Moving across borders

How do you facilitate talent mobility at your organisation?

Mark Leong
Director of HR, UBS AG
At UBS, we recognise that building and maintaining a workforce of highly talented individuals demands an open-minded, diverse and inclusive and respectful working culture as well as merit-based career advancement. As an example, we have recruitment-related trainings targeted at hiring managers (but also open to employees in general) on “Unconscious Bias” to help them understand the nature and occurrences of bias and to show them techniques on how to challenge biases in the workplace.

UBS recognises that reputation and word-of-mouth are two of the most powerful communication avenues and we have been successfully using iHire, an internal employee referral program, to attract some of the top talents internally and externally in the market that we operate in.

Talents who are moved are also on-boarded to their new roles or locations via various avenues.
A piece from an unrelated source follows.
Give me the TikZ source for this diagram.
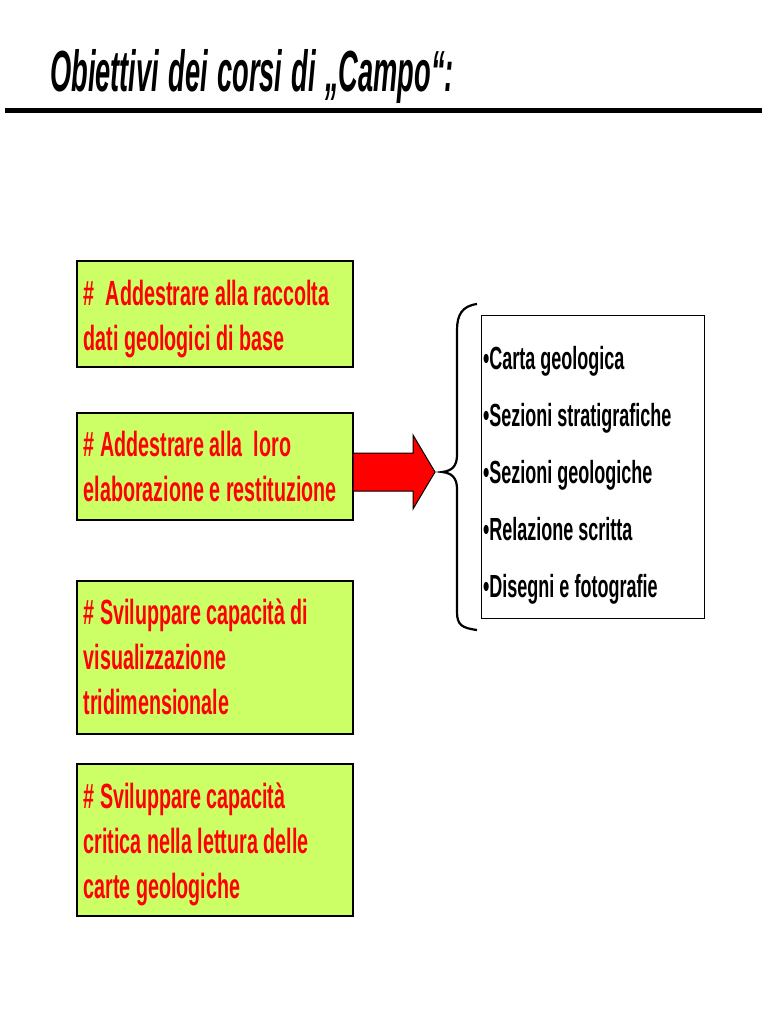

Foundation Programmes typically consist of mandatory training programmes and tests to ensure that all UBS employees meet the minimum standard in location for delivering the UBS Client Experience and appropriately managing risk, key components of our UBS business strategy. Learning Pathways, developed by the UBS Business University in consultation with the business, consist of a chronological series of training activities, events and experiences that ensure consistent training across similar business roles worldwide.

Key Talent Programmes are implemented to provide tailored development experiences for the firm’s key talent.
Alex Kershaw
Director HR – Singapore, Philippines and Indonesia Market Head, American Express
Encouraging our employees to realise their potential at American Express and build a meaningful career with us is a core part of our Employee Value Proposition. Due to the diversity of our organisation, employees have the opportunity to develop their career with a range of business units and roles; and we encourage our talent to move laterally across different business units and into new markets.

Last year we launched a new initiative in Singapore – MyCareer@Amex, which aimed to do exactly that. Over the course of a week we had a range of career focused activities running in each of our three offices. These included a careers fair, where employees could learn more about different lines of business, the roles available in the Singapore market, what a typical day of certain jobs would look like, as well as the skills and knowledge they would need to move into these roles.

We also ran a number of workshops aimed at helping employees build their networks and their personal brand. Leader Series sessions were organised for employees to hear from leaders on how they have navigated their own careers, and their first-hand experiences on moving to different geographies and lines of business within American Express. American Express has an internal job posting platform where vacant roles are advertised internally, so that all employees can view and apply for roles posted both within their home market, but also across the globe. This transparency empowers our employees to seek new career opportunities, and our talents are encouraged to discuss roles interesting them with their leader openly before making an application.
Tricia Duran
HR Director, Unilever Asia, Singapore
If you stop to consider that in the Fast-Moving Consumer Goods (FMCG) industry, products, processes and systems can in theory all be copied by competitors, the one unique competitive advantage are its people. Development plans are hinged on a 70/20/10% approach. Seventy per cent is about ensuring the right work experiences are provided, 20% is about mentoring support, and 10% is about ‘classroom-style training.’

Facilitating talent mobility is important to ensure the 70% is delivered, and each line manager has regular conversations with their people to support them in making better career choices.

Business led resourcing committees are institutionalised and run regularly. From there, a variety of developmental roles are identified which can be done short-term (up to 18 months) or long term (3+ years) depending on the individuals need.

To ensure an employee’s move goes smoothly, a personal mobility adviser is assigned to them, whereby he or she acts like a ‘concierge service’ in providing a one-stop shop for all move-related needs. On-boarding practices go beyond work-related programmes and include cultural immersions, language training, spousal support for job hunting and education. Various reward approaches are tailored to recognised different individual circumstances and family needs.

This holistic approach has resulted in external recognition for Unilever, most recent of which is the prestigious Best Leadership Development Award at the HRM Awards in February.